Networks to Ban the "R" Word?


by Joal Ryan
Oct 15, 1999, 4:00 PM PT


Okay, so let's get this straight: A usually unspeakable euphemism for doody is acceptable prime-time fare, but "repeat" is a dirty word?

Well, it's looking that way.

One day after CBS allowed Chicago Hope to (euphemistically) drop the S-bomb on viewers, comes word that the Big Four networks (ABC, CBS, NBC and Fox) are considering dropping the word "repeat" from their vocabulary.

Nothing's official yet, but the talk is that the nets may stop highlighting repeat episodes on the broadcast schedules they provide to listing services--i.e., the companies that make the TV books that make your Sunday paper.

Why?

The networks, um, sort of don't want you to know when they're airing a formerly seen Friends.

You see, while you may find it useful to be informed that, say, next week's ep is of the slightly used variety, suits like NBC's Alan Wurtzel tell the Los Angeles Times that the label "repeat" presents "an artificial barrier to viewing."

Translation: They're afraid you won't even bother to tune in if you know in advance that it's old.

To be fair, cable networks never tell anybody when they're resorting to repeats. Of course, maybe that's because aside from the rare exceptions, they're always airing repeats. According to the Times, USA even labeled a telecast of NBC's Law & Order: Special Victims Unit as the "series debut"--even if the thing aired two weeks prior on the Peacock.

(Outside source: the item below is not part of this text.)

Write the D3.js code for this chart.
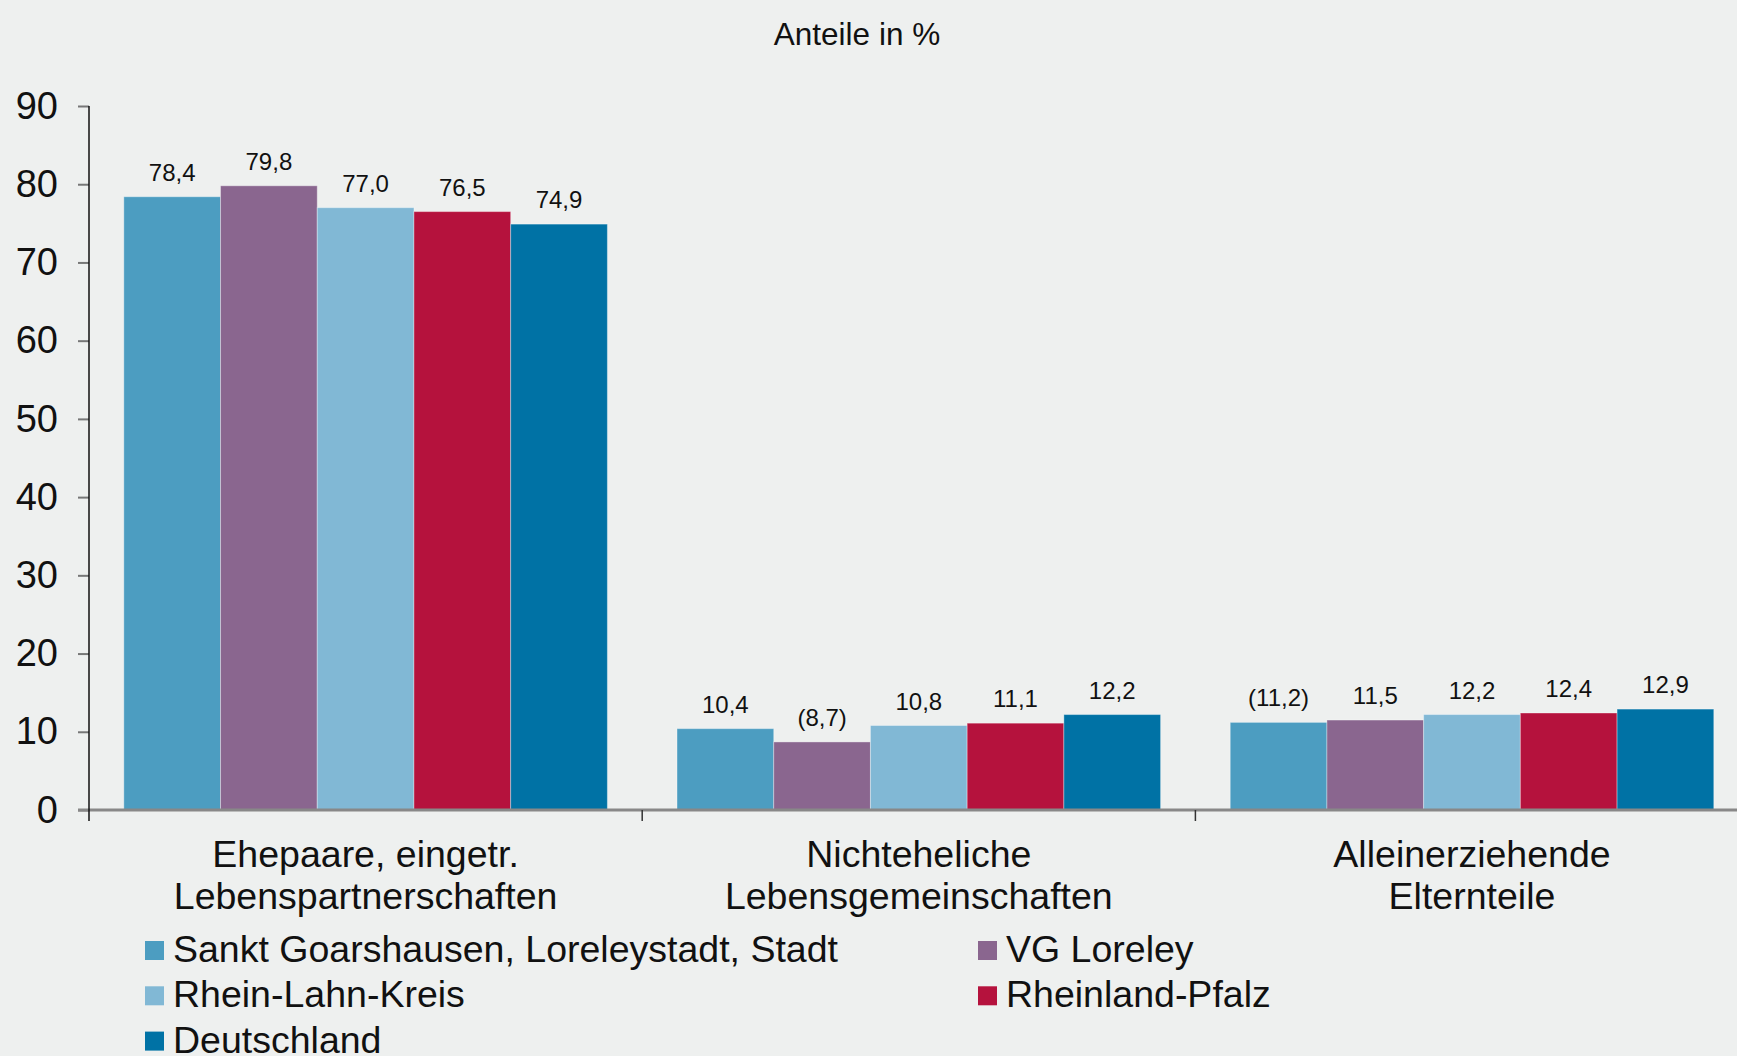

But unjustly treated or no, can the networks really ban the "R" word?

Maybe, maybe not.

Certainly, they're not going to be able to stop and/or order media outlets--magazines, Websites, newspapers, etc.--from pointing out when they're trotting out reruns. But they may be able to stifle the info from being inserted into that handy-dandy TV book that arrives with the Sunday newspaper, or that handy-dandy TV grid that runs in the daily newspaper.

"For us, it's not going to be business as usual," says Steve Tippie, of Tribune Media Services in Chicago.

Tribune creates the daily and weekly TV listings that reach 30 million readers in newspapers nationwide. While the company could resort to its own database to figure out which shows were new and which weren't, Tippie says Tribune probably wouldn't make a direct end-run around the networks' wishes because, well, they're clients, too.

Says Tippie: "We're sort of in the middle in this."

Or as they say on Chicago Hope: Shit happens.